There is no generally accepted way in this case.
However, common practice in any programming scenario is to remove duplicated code.
I think you're getting stuck on how to divide code by direction, when direction changes the outcome too much to make this division. In these cases, focus on the common portions of the three algorithms and divide them into tasks.
I did something similar when I duplicated WinForms flow layout control for MFC. I dealt with two types of objects: fixed positional (your pictures etc.) and auto positional (your words).

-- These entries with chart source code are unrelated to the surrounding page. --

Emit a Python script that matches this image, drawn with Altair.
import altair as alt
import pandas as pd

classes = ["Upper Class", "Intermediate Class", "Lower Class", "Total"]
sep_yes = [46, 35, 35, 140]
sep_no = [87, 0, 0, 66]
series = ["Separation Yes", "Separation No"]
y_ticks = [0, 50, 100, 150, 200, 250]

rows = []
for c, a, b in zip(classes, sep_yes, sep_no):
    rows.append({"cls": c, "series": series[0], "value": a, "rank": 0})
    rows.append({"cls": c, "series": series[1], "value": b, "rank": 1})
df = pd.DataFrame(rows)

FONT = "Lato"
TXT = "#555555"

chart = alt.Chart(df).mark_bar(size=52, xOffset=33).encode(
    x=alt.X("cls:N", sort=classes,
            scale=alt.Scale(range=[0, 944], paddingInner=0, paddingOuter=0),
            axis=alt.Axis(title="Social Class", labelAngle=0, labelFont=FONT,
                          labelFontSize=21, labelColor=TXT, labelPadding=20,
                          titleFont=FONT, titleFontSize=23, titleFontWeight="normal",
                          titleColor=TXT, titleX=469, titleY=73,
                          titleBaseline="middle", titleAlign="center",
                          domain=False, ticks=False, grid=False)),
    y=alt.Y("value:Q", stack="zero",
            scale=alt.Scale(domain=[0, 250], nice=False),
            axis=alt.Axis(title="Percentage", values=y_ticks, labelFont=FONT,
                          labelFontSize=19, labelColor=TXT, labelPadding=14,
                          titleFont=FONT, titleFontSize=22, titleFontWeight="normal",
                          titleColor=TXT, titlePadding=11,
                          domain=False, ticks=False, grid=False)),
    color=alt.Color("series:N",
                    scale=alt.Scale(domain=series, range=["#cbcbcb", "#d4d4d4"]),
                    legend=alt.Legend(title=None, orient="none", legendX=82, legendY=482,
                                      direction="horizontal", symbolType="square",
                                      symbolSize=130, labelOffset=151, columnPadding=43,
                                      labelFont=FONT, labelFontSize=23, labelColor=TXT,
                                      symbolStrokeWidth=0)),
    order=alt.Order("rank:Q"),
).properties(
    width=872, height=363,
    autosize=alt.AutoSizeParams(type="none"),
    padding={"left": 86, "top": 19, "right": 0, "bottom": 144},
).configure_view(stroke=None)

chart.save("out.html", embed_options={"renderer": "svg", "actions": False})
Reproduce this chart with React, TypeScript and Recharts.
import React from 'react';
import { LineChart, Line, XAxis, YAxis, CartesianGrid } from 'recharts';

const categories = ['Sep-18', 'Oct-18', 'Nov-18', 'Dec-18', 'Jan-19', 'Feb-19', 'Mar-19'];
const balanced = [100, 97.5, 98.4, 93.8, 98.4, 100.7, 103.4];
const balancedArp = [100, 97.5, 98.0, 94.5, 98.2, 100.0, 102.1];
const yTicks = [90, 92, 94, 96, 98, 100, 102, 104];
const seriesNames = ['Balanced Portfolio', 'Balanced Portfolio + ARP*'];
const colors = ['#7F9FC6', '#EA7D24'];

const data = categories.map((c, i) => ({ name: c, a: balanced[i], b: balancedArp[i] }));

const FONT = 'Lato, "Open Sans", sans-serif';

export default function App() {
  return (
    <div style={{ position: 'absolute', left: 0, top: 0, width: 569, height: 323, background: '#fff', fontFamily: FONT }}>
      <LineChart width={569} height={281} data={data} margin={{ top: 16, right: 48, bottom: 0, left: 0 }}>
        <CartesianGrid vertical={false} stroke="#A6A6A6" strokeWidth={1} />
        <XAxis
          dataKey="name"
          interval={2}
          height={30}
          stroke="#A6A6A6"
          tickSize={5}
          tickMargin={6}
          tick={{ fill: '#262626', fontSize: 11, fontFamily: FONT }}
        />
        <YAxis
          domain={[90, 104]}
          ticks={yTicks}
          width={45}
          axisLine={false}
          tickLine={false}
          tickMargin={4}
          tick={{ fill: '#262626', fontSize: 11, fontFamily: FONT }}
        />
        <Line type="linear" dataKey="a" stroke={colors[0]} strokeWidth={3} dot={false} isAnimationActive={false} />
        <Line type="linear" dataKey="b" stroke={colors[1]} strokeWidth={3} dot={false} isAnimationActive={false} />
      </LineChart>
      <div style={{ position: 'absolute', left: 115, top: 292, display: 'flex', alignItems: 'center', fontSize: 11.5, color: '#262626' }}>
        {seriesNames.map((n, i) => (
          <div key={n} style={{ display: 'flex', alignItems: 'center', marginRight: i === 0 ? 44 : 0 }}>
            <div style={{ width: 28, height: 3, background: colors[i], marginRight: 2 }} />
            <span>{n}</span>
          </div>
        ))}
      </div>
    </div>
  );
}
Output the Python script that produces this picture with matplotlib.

In the example you provided I can list out common portions of your example.
Write Line (direction)
bool TestPlaceWord (direction) // returns false if it cannot place word next to previous word
bool WrapPastObject (direction) // returns false if it runs out of line
bool WrapLine (direction) // returns false if it runs out of space for new line.
Each of these would be performed no matter what direction you are faced with.
Ultimately, the algorithm for each direction is just too different to simplify anymore than that.
How about an implementation of the Visitor Pattern? It sounds like it might be the kind of thing you are after.